中国の民間人で、対日損害賠償連合会会長である童増氏と、日本の「中国人戦争被害者賠償請求弁護団」の幹事長である小野寺利孝氏が、2017年のノーベル平和賞に推薦された。中日両国での民間人では初の同賞推薦となる。
彼らが推薦された理由として、民間の力を通じて20年以上、第二次世界大戦の中国人被害者の合法的権利を守り、拡大し続け、日本政府と加害企業による第二次世界大戦の遺留問題の解決を促進してきたことを挙げる。多数の賛同者と共に、法律による訴訟という有効な手段を取りながら、日本の三菱マテリアルに対し、被害を受けた労働者への謝罪と謝罪金の支払を実現させた。

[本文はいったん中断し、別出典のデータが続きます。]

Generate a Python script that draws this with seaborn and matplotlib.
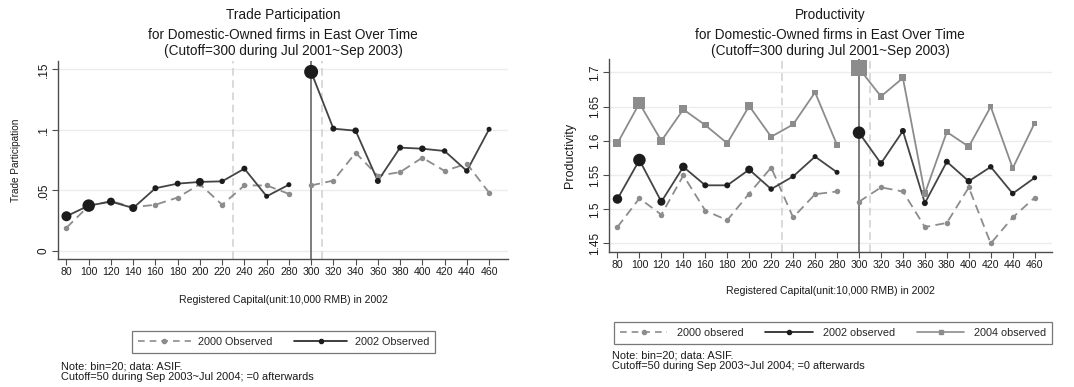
import matplotlib
matplotlib.use("Agg")
import matplotlib.pyplot as plt
from matplotlib.lines import Line2D
import seaborn as sns
import pandas as pd
import numpy as np

sns.set_style("white")
plt.rcParams['font.family'] = ['Liberation Sans', 'DejaVu Sans']

# ---------------- data ----------------
bins = [80, 100, 120, 140, 160, 180, 200, 220, 240, 260, 280,
        300, 320, 340, 360, 380, 400, 420, 440, 460]
xticks = [80, 100, 120, 140, 160, 180, 200, 220, 240, 260, 280,
          300, 320, 340, 360, 380, 400, 420, 440, 460]

# Trade participation
trade_2000 = [0.019, 0.037, 0.041, 0.036, 0.038, 0.044, 0.055, 0.038, 0.054, 0.054, 0.047,
              0.054, 0.058, 0.081, 0.062, 0.065, 0.077, 0.066, 0.072, 0.048]
trade_2002 = [0.0285, 0.0373, 0.0406, 0.0353, 0.0517, 0.0555, 0.0569, 0.0574, 0.0679, 0.045, 0.0546,
              0.148, 0.101, 0.0993, 0.0577, 0.0853, 0.0844, 0.0825, 0.066, 0.1005]
# relative bin weights (marker diameter, px)
trade_w2002 = [10, 12.5, 8, 8, 6, 6, 8, 5.5, 6, 5, 5,
               14, 6, 6.5, 6, 6, 6.5, 5.5, 5.5, 5]

# Productivity
prod_2000 = [1.474, 1.516, 1.492, 1.5495, 1.498, 1.484, 1.523, 1.561, 1.488, 1.522, 1.526,
             1.511, 1.532, 1.526, 1.474, 1.480, 1.532, 1.450, 1.488, 1.517]
prod_2002 = [1.515, 1.572, 1.511, 1.562, 1.535, 1.535, 1.558, 1.5295, 1.548, 1.577, 1.554,
             1.612, 1.567, 1.6145, 1.509, 1.5695, 1.541, 1.562, 1.523, 1.546]
prod_2004 = [1.5965, 1.655, 1.600, 1.646, 1.623, 1.5965, 1.651, 1.606, 1.624, 1.671, 1.594,
             1.706, 1.665, 1.692, 1.523, 1.613, 1.5915, 1.650, 1.560, 1.626]
prod_w2002 = [9.5, 12.5, 8, 8.5, 6, 6, 8, 5.5, 5.5, 5, 5,
              12.5, 6.5, 6, 6, 6, 6.5, 5.5, 5.5, 5]
prod_w2004 = [8, 12, 8, 8, 6.5, 6.5, 8, 6, 6, 5.5, 5.5,
              16, 6.5, 7, 6.5, 6, 7, 5.5, 5.5, 5]

cutoff = 300
band_lo, band_hi = 230, 310

C_BLACK = "#1c1c1c"
C_BLINE = "#444444"
C_GRAY = "#8c8c8c"
C_GRID = "#ececec"
C_AX = "#4d4d4d"
C_TXT = "#1a1a1a"

W, H = 1074, 387
fig = plt.figure(figsize=(W / 100, H / 100), dpi=100)


def px_axes(l, t, r, b):
    return fig.add_axes([l / W, 1 - b / H, (r - l) / W, (b - t) / H])


def draw_series(ax, x, y, color, ls, lw, marker, msize, wdiam=None):
    df = pd.DataFrame({"x": x, "y": y})
    df["seg"] = np.where(df["x"] < cutoff, "a", "b")
    for seg in ["a", "b"]:
        sub = df[df["seg"] == seg]
        sns.lineplot(data=sub, x="x", y="y", ax=ax, color=color, lw=lw,
                     linestyle=ls, estimator=None, sort=False, zorder=3)
    if wdiam is None:
        sns.scatterplot(data=df, x="x", y="y", ax=ax, color=color, marker=marker,
                        s=(msize * 0.72) ** 2, linewidth=0, zorder=4, legend=False)
    else:
        df["s"] = [(d * 0.72) ** 2 for d in wdiam]
        smin, smax = df["s"].min(), df["s"].max()
        sns.scatterplot(data=df, x="x", y="y", ax=ax, color=color, marker=marker,
                        size="s", sizes=(smin, smax), size_norm=(smin, smax),
                        linewidth=0, zorder=4, legend=False)


def style_axes(ax, yticks, ylabels, ylim, xlim, ylab, ylab_fs, ylab_pad, xlab_pad):
    ax.set_xlim(*xlim)
    ax.set_ylim(*ylim)
    ax.set_xticks(xticks)
    ax.set_xticklabels([str(v) for v in xticks], fontsize=7.6, color=C_TXT)
    ax.set_yticks(yticks)
    ax.set_yticklabels(ylabels, fontsize=8.5, rotation=90, va="center", color=C_TXT)
    for yv in yticks:
        ax.axhline(yv, color=C_GRID, lw=1.0, zorder=0)
    for s in ["top", "right"]:
        ax.spines[s].set_visible(False)
    for s in ["left", "bottom"]:
        ax.spines[s].set_color(C_AX)
        ax.spines[s].set_linewidth(1.0)
    ax.tick_params(axis="both", direction="out", length=4, width=0.8, color=C_AX,
                   pad=2, bottom=True, left=True)
    ax.set_xlabel("Registered Capital(unit:10,000 RMB) in 2002", fontsize=7.6,
                  color=C_TXT, labelpad=xlab_pad)
    ax.set_ylabel(ylab, fontsize=ylab_fs, color=C_TXT, labelpad=ylab_pad)
    ax.axvline(band_lo, color="#cfcfcf", lw=1.1, ls=(0, (5, 3)), zorder=1)
    ax.axvline(band_hi, color="#cfcfcf", lw=1.1, ls=(0, (5, 3)), zorder=1)
    ax.axvline(cutoff, color="#5a5a5a", lw=1.1, zorder=2)


def titles(xc, main):
    fig.text(xc / W, 1 - 15 / H, main, ha="center", va="center",
             fontsize=9.8, color=C_TXT)
    fig.text(xc / W, 1 - 35 / H, "for Domestic-Owned firms in East Over Time",
             ha="center", va="center", fontsize=9.8, color=C_TXT)
    fig.text(xc / W, 1 - 51 / H, "(Cutoff=300 during Jul 2001~Sep 2003)",
             ha="center", va="center", fontsize=9.8, color=C_TXT)


# ---------------- left panel ----------------
ax1 = px_axes(58, 61, 508, 259)
draw_series(ax1, bins, trade_2000, C_GRAY, (0, (5, 3)), 1.3, "o", 5.5)
draw_series(ax1, bins, trade_2002, C_BLINE, "-", 1.3, "o", 6, wdiam=trade_w2002)
ax1.collections[-1].set_color(C_BLACK)
style_axes(ax1, [0, 0.05, 0.1, 0.15], ["0", ".05", ".1", ".15"],
           (-0.0069, 0.157), (72.4, 477), "Trade Participation", 7.2, 12, 13)
titles(283, "Trade Participation")

# ---------------- right panel ----------------
ax2 = px_axes(609, 59, 1052, 252)
draw_series(ax2, bins, prod_2004, C_GRAY, "-", 1.3, "s", 6, wdiam=prod_w2004)
draw_series(ax2, bins, prod_2000, C_GRAY, (0, (5, 3)), 1.3, "o", 5.5)
draw_series(ax2, bins, prod_2002, C_BLINE, "-", 1.3, "o", 6, wdiam=prod_w2002)
ax2.collections[-1].set_color(C_BLACK)
style_axes(ax2, [1.45, 1.5, 1.55, 1.6, 1.65, 1.7],
           ["1.45", "1.5", "1.55", "1.6", "1.65", "1.7"],
           (1.4375, 1.7197), (72.3, 475.8), "Productivity", 9, 9, 11)
titles(830, "Productivity")

# ---------------- legends ----------------
h2000 = Line2D([], [], color=C_GRAY, ls=(0, (4, 3)), lw=1.2, marker="o", ms=3)
h2002 = Line2D([], [], color=C_BLACK, ls="-", lw=1.2, marker="o", ms=3)
h2004 = Line2D([], [], color=C_GRAY, ls="-", lw=1.2, marker="s", ms=3)

leg1 = fig.legend([h2000, h2002], ["2000 Observed", "2002 Observed"],
                  loc="center", bbox_to_anchor=(283.5 / W, 1 - 342 / H), ncol=2,
                  fontsize=7.8, frameon=True, fancybox=False, handlelength=4.9,
                  columnspacing=2.0, handletextpad=0.7, borderpad=0.55,
                  edgecolor="#555555", borderaxespad=0)
leg1.get_frame().set_linewidth(0.9)
leg2 = fig.legend([h2000, h2002, h2004], ["2000 obsered", "2002 observed", "2004 observed"],
                  loc="center", bbox_to_anchor=(833 / W, 1 - 333 / H), ncol=3,
                  fontsize=7.8, frameon=True, fancybox=False, handlelength=4.4,
                  columnspacing=2.0, handletextpad=0.9, borderpad=0.55,
                  edgecolor="#555555", borderaxespad=0)
leg2.get_frame().set_linewidth(0.9)

# ---------------- notes ----------------
note = "Note: bin=20; data: ASIF.\nCutoff=50 during Sep 2003~Jul 2004; =0 afterwards"
fig.text(61 / W, 1 - 372 / H, note, ha="left", va="center", fontsize=7.9,
         color=C_TXT, linespacing=1.1)
fig.text(612 / W, 1 - 361 / H, note, ha="left", va="center", fontsize=7.9,
         color=C_TXT, linespacing=1.1)

fig.savefig("out.png", dpi=100)
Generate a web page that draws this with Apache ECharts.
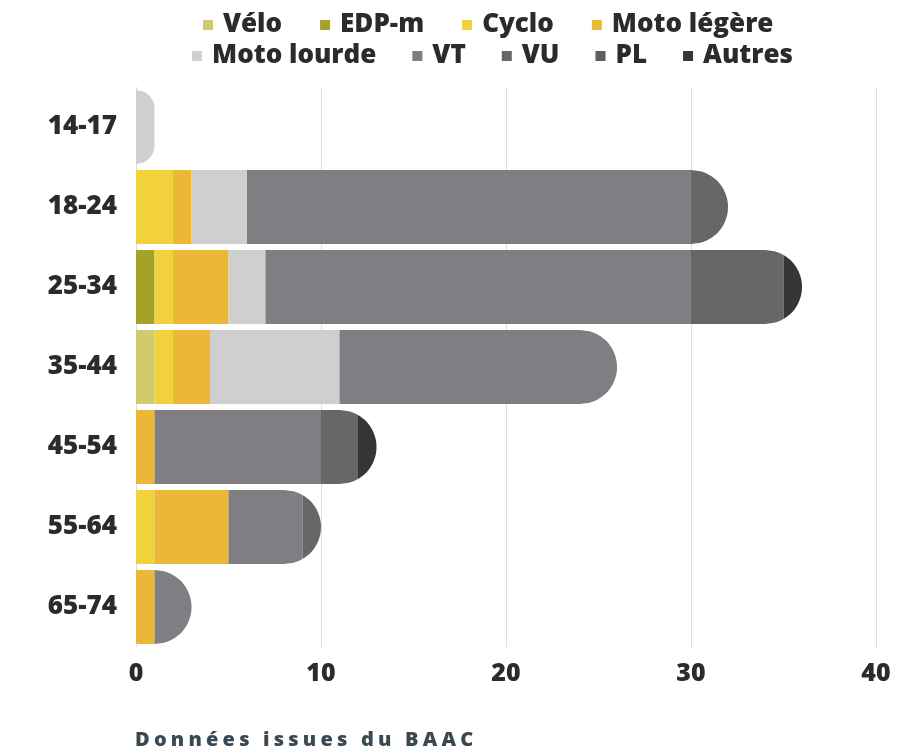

日本政府に対しては、中国侵略の歴史を正視することを前提として中日間の平和友好推進を求めてきた。童増氏と小野寺利孝氏が今回推薦されたことで、第二次世界大戦における日本の中国侵略戦争の犯罪が強く示されることになる。ノーベル平和賞に推薦されることを通じ、全世界の人が日本による対中侵略戦争を理解し、正視することだろう。
両名を推薦したのは元四川大学副学長で現西安外事学院学長、米インディアナ州立大学名誉教授の陳愛民氏。彼女は今年1月、ノーベル平和賞委員会に正式に推薦し、同時に両名の文字資料と映像資料を同委員会に送付した。
毎年2月1日は、ノーベル平和賞推薦の締切日である。10月にノルウェーでノミネート者が決定される。
童増氏は2015年から3年連続でノーベル平和賞に推薦されている。これまでの2年は個人の身分だったが、今年は日本人弁護士の小野寺利孝氏と連名での推薦となる。
童増氏は21日、「中国青年報・中国青年報オンライン」の取材に対し、「最初に推薦された時は大きな感慨はなく、ノーベル平和賞は自分には遠い存在だと思った。その後、私に連絡してくる国内外の友好人士が増えた。彼らは中国民間人による賠償請求問題に関心と同情の心を持っていた。それでやっと、ノーベル平和賞に推薦されたことは個人のことではなく我々民族のことであることを意識するようなった。世界のより多くの人々に、中国人の正義の行動を理解させるべきだと考えるようになった」と述べる。
「今後、どのような行動をとるのか」との問いに対し童増氏は、訴訟を中心に活動するとした上で、「今年は南京大虐殺80周年だ。我々は今後も日本政府に謝罪を要求していく。同時に、訴訟団に加わる人が増えるにしたがって、いかに国際的に我々の権益を高めていくかを考える必要がある」と述べる。
キーワード1:童増:対日損賠賠償訴訟の第一人者の中国民間人
童増氏は1956年6月に重慶市に生まれた。北京大学大学院で法学を修める。現在、中国民間対日損害賠償訴訟連合会の会長。1990年に「中国は一刻も早く日本に損害賠償を求める」を編纂し、中国の民間人による対日賠償訴訟運動を発起した。20年以上にわたり、中国の戦争被害者およびその家族の多くが、童増氏の提唱する民間対日損害賠償訴訟の隊列に加わって来た。
キーワード2:小野寺利孝:中国の戦争被害者訴訟に無料で担当する日本人弁護士
小野寺利孝氏は1941年生まれ。1965年、中央大学法学部卒。日本青年弁護士協会の幹事長と会長、日本民主弁護士協会の幹事長を歴任。現在、中国人戦争被害者賠償請求弁護団幹事長、福島原発事故被害者弁護士弁護団代表などを務める。1994年、初めて中国を訪れ、南京大虐殺記念館を参観。日本軍の暴行に強い衝撃を受けた。その後、日本政府と加害企業に対する、第二次世界大戦における中国人被害者の起訴業務の代理契約を童増氏と交わす。日本政府へ告訴してから小野寺氏は、常に日本の右翼から脅迫され続けてきたが、動じることはなかった。自分の家を抵当に入れてまで借金をして中国人被害者を来日させるなど訴訟を支持してきた。